Román es un maestro de la palabra, un genio de la comunicación (como dice en analista Franco Pisso en su canal de Youtube), un gran narrador: tiene el don de la palabra precisa, le mot juste, como predicaba el novelista francés Gustave Flaubert.
Como escritor y como devoto de Román, necesité dejar constancia de mi pasión en mis libros. Quise (intenté) dejar señales sutiles, lujitos, huellas veladas de esa pasión en algunos de mis textos. En El charco eterno, mi primer libro de cuentos, que escribí viviendo en el Alto Valle, dejé pistas en el cuento “Obras incompletas”. El narrador, que es una especie de mago que puede manipular sus sueños, dice:
“Comencé a soñar retrospectivamente, con el pasado antes que con el futuro. Así, soñé con una chica que iba a tercer grado cuando yo recién empezaba primero, y de la que estuve (y sigo aún) endiabladamente enamorado. Soñé que jugaba al póker en el casino del Titanic, que ganaba y además festejaba, cínicamente. Soñé, por fin, que asistía al debut futbolístico de Juan Román Riquelme, y que le auguraba, a los gritos y delante de todos, un futuro brillante.”

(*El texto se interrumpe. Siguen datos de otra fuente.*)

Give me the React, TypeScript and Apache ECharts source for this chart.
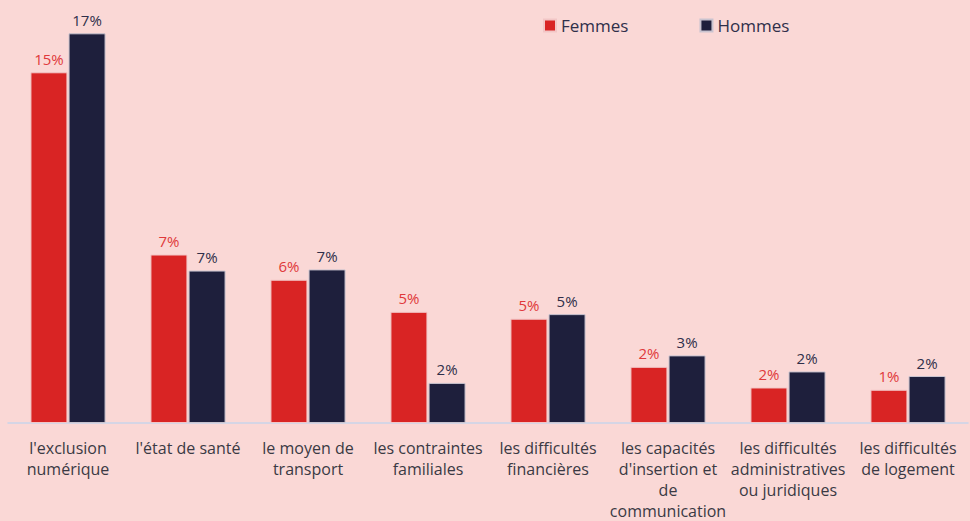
import React, { useEffect, useRef } from "react";
import * as echarts from "echarts";

const categories = [
  "l'exclusion\nnumérique",
  "l'état de santé",
  "le moyen de\ntransport",
  "les contraintes\nfamiliales",
  "les difficultés\nfinancières",
  "les capacités\nd'insertion et\nde\ncommunication",
  "les difficultés\nadministratives\nou juridiques",
  "les difficultés\nde logement",
];
const femmes = [15.3, 7.35, 6.25, 4.85, 4.55, 2.45, 1.55, 1.45];
const hommes = [17.0, 6.65, 6.7, 1.75, 4.75, 2.95, 2.25, 2.05];

const FONT = "Open Sans";

export default function App() {
  const ref = useRef<HTMLDivElement>(null);
  useEffect(() => {
    if (!ref.current) return;
    const chart = echarts.init(ref.current, null, { renderer: "svg" });
    const fmt = (p: any) => Math.round(p.value) + "%";
    chart.setOption({
      animation: false,
      backgroundColor: "#fad8d6",
      textStyle: { fontFamily: FONT },
      legend: {
        data: ["Femmes", "Hommes"],
        left: 543,
        top: 17,
        padding: 0,
        icon: "rect",
        itemWidth: 12,
        itemHeight: 12,
        itemGap: 71,
        textStyle: { fontFamily: FONT, fontSize: 17, color: "#2f2f4a" },
      },
      grid: { left: 8, right: 2, top: 10.4, bottom: 93, containLabel: false },
      xAxis: {
        type: "category",
        data: categories,
        axisLine: { lineStyle: { color: "#c9d4ea", width: 1.5 } },
        axisTick: { show: false },
        axisLabel: {
          interval: 0,
          fontFamily: FONT,
          fontSize: 16,
          lineHeight: 21,
          color: "#3a3a44",
          margin: 14,
          verticalAlign: "top",
        },
      },
      yAxis: {
        type: "value",
        min: 0,
        max: 18,
        show: false,
        splitLine: { show: false },
      },
      series: [
        {
          name: "Femmes",
          type: "bar",
          data: femmes,
          barWidth: 37,
          barGap: "3%",
          itemStyle: { color: "#d92424", borderColor: "#f2c6c6", borderWidth: 1 },
          label: {
            show: true,
            position: "top",
            distance: 6,
            formatter: fmt,
            fontFamily: FONT,
            fontSize: 15,
            color: "#e0393b",
          },
        },
        {
          name: "Hommes",
          type: "bar",
          data: hommes,
          barWidth: 37,
          itemStyle: { color: "#1e1f3c", borderColor: "#c9c3cf", borderWidth: 1 },
          label: {
            show: true,
            position: "top",
            distance: 6,
            formatter: fmt,
            fontFamily: FONT,
            fontSize: 15,
            color: "#2f2f4a",
          },
        },
      ],
    });
    return () => chart.dispose();
  }, []);
  return (
    <div
      ref={ref}
      style={{ position: "fixed", left: 0, top: 0, width: 970, height: 521 }}
    />
  );
}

Y años después, en mi segundo volumen de cuentos, Correspondencias secretas, ya escrito aquí en la Cordillera, en el texto “Crónicas del tedio, del hastío” el narrador (muy parecido a mí, casi calcado) dice:
“Otra cosa. Escribir algo sobre Juan Román Riquelme, su juego artístico, deslumbrante, contra―hegemónico: Don Quijote de la Cancha”.
Hoy, cumplo este pequeño sueño: escribir de Román, don Quijote de la Cancha, caballero andante, desfazedor de entuertos, luchador contra gigantes y molinos de vientos. Le tocó ganar y le tocó perder, pero nunca, jamás, me defraudó: un tipo con códigos.
Vuelve la luz: alcanzo a ver el final del partido, aunque me perdí los goles de Messi y de Román. Me lloro todo en los discursos. Después de un rato, me sacudo la emoción con un cognac y termino de redondear estas líneas, que no son sino el testimonio de lo que deben sentir hoy miles de hinchas del buen fútbol: dejar constancia de mi amor y admiración por este extraordinario jugador, el jugador-narrador, el jugador-filósofo, que ha sido Juan Román Riquelme.